How to fill missing data in large dataframe from other rows for the same id/person?-CodePudding

I have this dataframe:

import pandas as pd 

data = [{'a':2,'b': 2, 'c':3},{'b': 2, 'c':np.nan}, {'a': 10, 'b': 20, 'c': 30}, {'a': 10, 'b': np.nan, 'c': np.nan}]
  
df = pd.DataFrame(data, index =['John', 'John', 'Mike' ,'Mike'])

What I am trying to do is to fill the missing data of every user.

My goal dataframe would be:

data = [{'a':2,'b': 2, 'c':3},{'a':2, 'b': 2, 'c':3}, {'a': 10, 'b': 20, 'c': 30}, {'a': 10, 'b': 20, 'c': 30}]
  
df = pd.DataFrame(data, index =['John', 'John', 'Mike' ,'Mike'])

Now this should be applied for thousands of rows, but I believe this minimalistic example should be fine to accomplish that in a big dataframe.

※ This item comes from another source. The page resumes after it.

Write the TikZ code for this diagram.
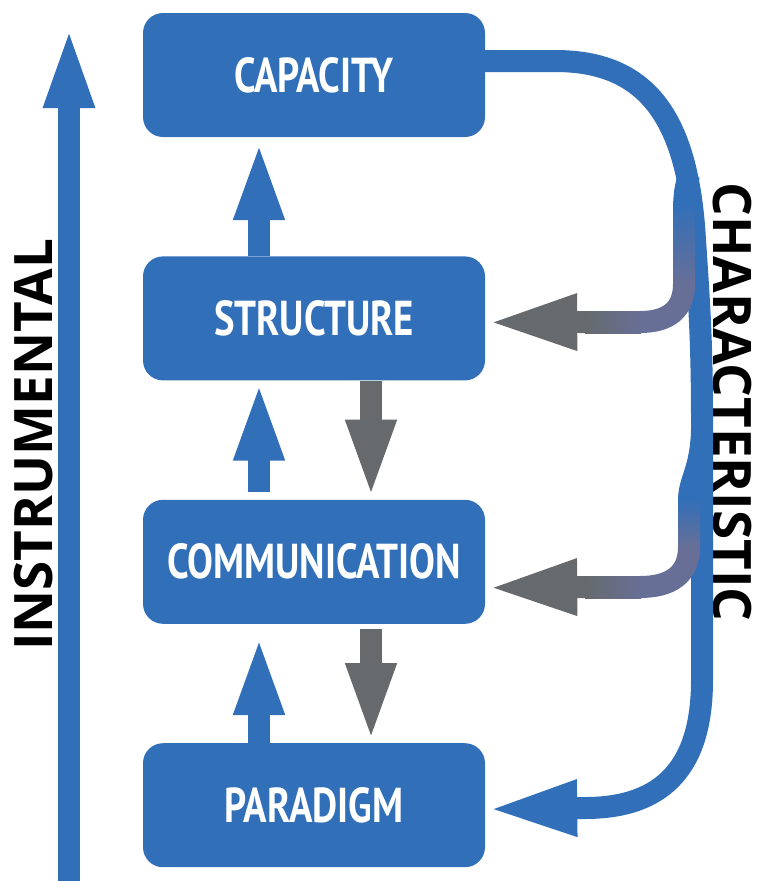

I do not want to use pd.merge since this would add thousands of columns to my dataframe since my original dataframes have that amount of columns

CodePudding user response：

You can use groupby().transform('first') to extract the first valid values for each user, then fillna:

df = df.fillna(df.groupby(level=0).transform('first'))

Note: You can

replace 'first' with other functions, e.g. 'mean' if you like.
apply the function directly instead of transform: groupby().first(), since you are grouping based on index.